VERY IMPORTANT: Consolidating Research Repositories with Released Version

[arango]

I have several research repositories for several ongoing new algorithms that will be available in the future. I have so many exceptional flags to update the codes that sometimes one fails, and undesired changes appear in public released version of ROMS and erase features in the research versions. To avoid doing that in the future, I am consolidating the research 4DVAR repository with the public version of the code.

For the last two months, we have been developing the saddle-point 4D-Var. By far, one of the most technically tricky algorithms that Andy and I have put our hands on. As formulated, the current available 4D-Var algorithms are sequential, and its inner loops cannot be parallelized in time to accelerate the analysis. The conjugate gradient solver used to minimize the cost function J, depends sequentially on the previous iteration.

Fisher and Gürol (2017) proposed a new weak constraint 4D-Var algorithm based on the saddle-point formulation that can be parallelized in time. The time trajectory can be split into the solution of Nsaddle intervals that can run concurrently to reduce the 4D-Var computational cost.

To achieve these technically challenging computations, we need to make changes to several ROMS routines to:

• To split the MPI communicator to carry out disjointed and concurrent runs of the nonlinear, tangent linear, and adjoint ROMS kernels.
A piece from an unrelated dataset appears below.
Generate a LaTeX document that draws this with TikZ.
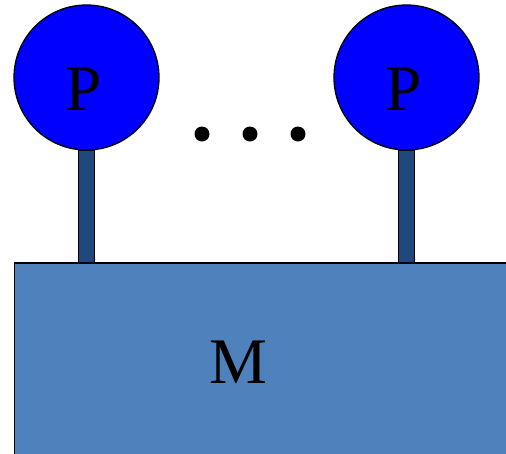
\documentclass[tikz,border=0pt]{standalone}
\usepackage{fontspec}
\setmainfont{Liberation Serif}
\begin{document}
\begin{tikzpicture}[x=1pt,y=-1pt,
  ball/.style={circle,draw=black,line width=1.3pt,fill=blue,minimum size=145pt,inner sep=0pt},
  stem/.style={rectangle,draw=black,line width=1.3pt,fill=stemblue,minimum width=16pt,minimum height=113pt,inner sep=0pt},
  box/.style={rectangle,draw=black,line width=1.3pt,fill=boxblue,inner sep=0pt},
  lbl/.style={anchor=base,font=\fontsize{65}{65}\selectfont,inner sep=0pt},
  dot/.style={circle,fill=black,minimum size=15pt,inner sep=0pt}]
\definecolor{stemblue}{HTML}{1F497D}
\definecolor{boxblue}{HTML}{4F81BD}
\useasboundingbox (0,0) rectangle (506,453);
\clip (0,0) rectangle (506,453);
\node[stem] (s1) at (86.5,206.5) {};
\node[stem] (s2) at (406.5,206.5) {};
\node[box,minimum width=520pt,minimum height=210pt] (m) at (274.5,368) {};
\node[ball] (p1) at (86.5,77.5) {};
\node[ball] (p2) at (406.5,77.5) {};
\node[lbl] (t1) at (84,110) {P};
\node[lbl] (t2) at (404,110) {P};
\node[lbl] (tm) at (238,383) {M};
\node[dot] (d1) at (202,134) {};
\node[dot] (d2) at (250,134) {};
\node[dot] (d3) at (298,134) {};
\end{tikzpicture}
\end{document}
Therefore, several of the routines of distribute.F have an optional argument to pass the desired MPI communicators that are defined in mod_parallel.F.

• Add optional arguments to output NetCDF routines nf_fwrite2d.F, nf_fwrite2d_bry.F, nf_fwrite3d.F, nf_fwrite3d_bry.F, and nf_fwrite4d.F to get the minimun and maximun values ot the written fields.

• Include several new generic routines to manipulate ROMS state vector: ADfromTL.F, def_state.F, state_join.F, state_read.F, and wrt_state.F.

• No change is made to ROMS nonlinear, tangent linear, and adjoint time-stepping kernels.

• Added several routines from the LAPACK library that are needed for the Generalized Minimal Residual (GMRES) minimization solver.

• The saddle-point algorithm with be released in the future when it is fully tested and we have the proper documentation and relevant publication.